All around the world

A 3-year-old child from the Zaatari refugee camp in Jordan in "Becoming You," premiering globally on Apple TV+ on November 13.

The pitch of Becoming You is that it follows more than 100 children, all around the world, to demonstrate children's growth through the first five years of their lives. The show skips around the globe, everywhere from Borneo to Napal to Mongolia to different parts of the United States, as we view important milestones in each of these kids' lives.

Each episode is in 35-to-45-minute range, and focuses on a specific theme- "Who Am I" in the first, "Moving" in the second, "Making Friends" in the third, followed by "Feeling," "Talking" and "Thinking."

Yes, the kids are adorable, and Becoming You is certainly an achievement of scale. It's not easy to film in this many places, and show this wide a spectrum of humanity. Becoming You was very clearly put together painstakingly, from a massive amount of footage.

Out of focus

Becoming You

is covering so much ground, and telling the stories of so many children, that it's difficult to get invested. We're told a child's story for about five minutes each, and then it's on to the next one.

Some of the kids who are particularly compelling are featured briefly and then not again, such as a kid in New York City who expresses gender-fluidity, or another child who's growing up in a hunter/gatherer society in Mongolia.
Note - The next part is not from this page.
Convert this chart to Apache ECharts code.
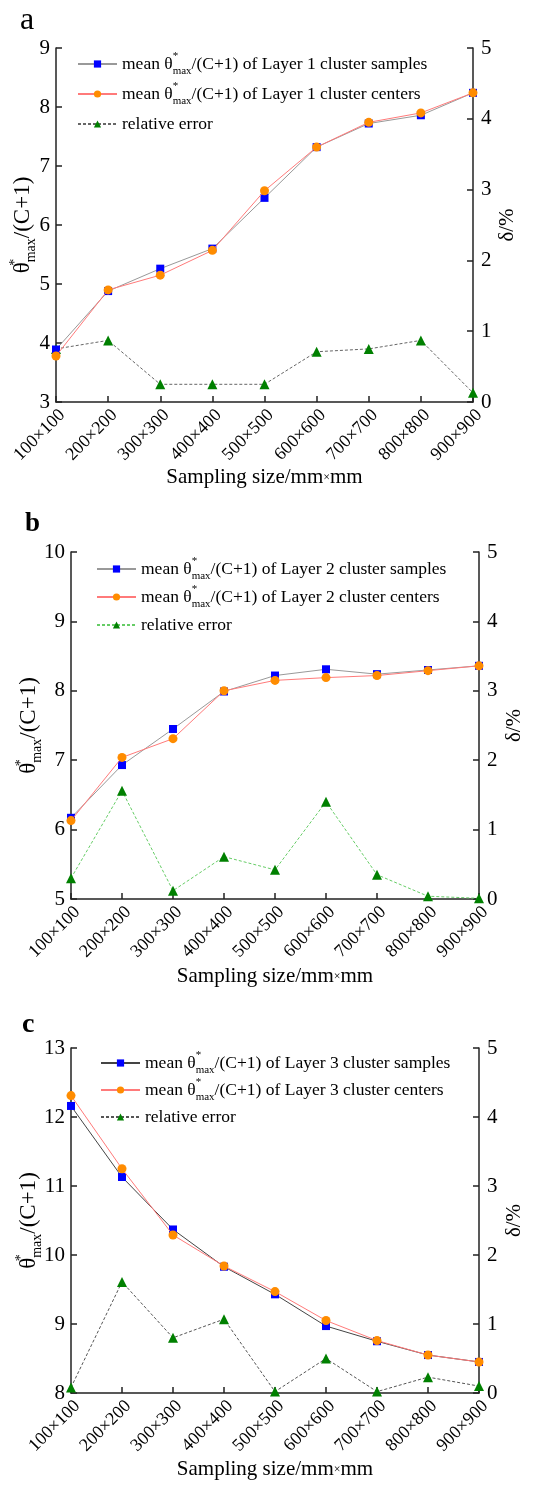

The series might also have been more compelling if it had focused on the same kids across multiple episodes or even a longer period of time. A better approach may have been a smaller-scale version of what director Michael Apted has been doing with the 7 Up series since 1964.

Furthermore, these are the kind of things that are absolutely fascinating when it's your child, or when it's a child you otherwise know. Such milestones get a lot less interesting when it's complete strangers. There was a French documentary in 2010, called Babies, which was very similar, and had similar weaknesses.

As for Olivia Colman, the much-honored actress best known for The Crown and The Favourite, does a fine job as the narrator, although she isn't given anything particularly memorable to say. It's not like Tiny World, in which Paul Rudd was delivering multiple hilarious one-liners per episode.

On 'You'

A 5-year-old child from Cape Town, South Africa in "Becoming You," premiering globally on Apple TV+ on November 13.

It's a good thing that Apple is investing in large-scale documentary projects like Becoming You, and the other new series that are set to debut in the fall of 2020. It's better for someone to fund projects like this than for no one to do so.

It's very possible the series will find a large audience, because appreciating and understanding the growth of children is a feeling that's very close to universal. And there are many aspects of the show that will look familiar to parents, especially the part in the sixth episode where four-year-olds can't stop asking "why?"

But thanks to its lack of focus, the series not quite what it could have been.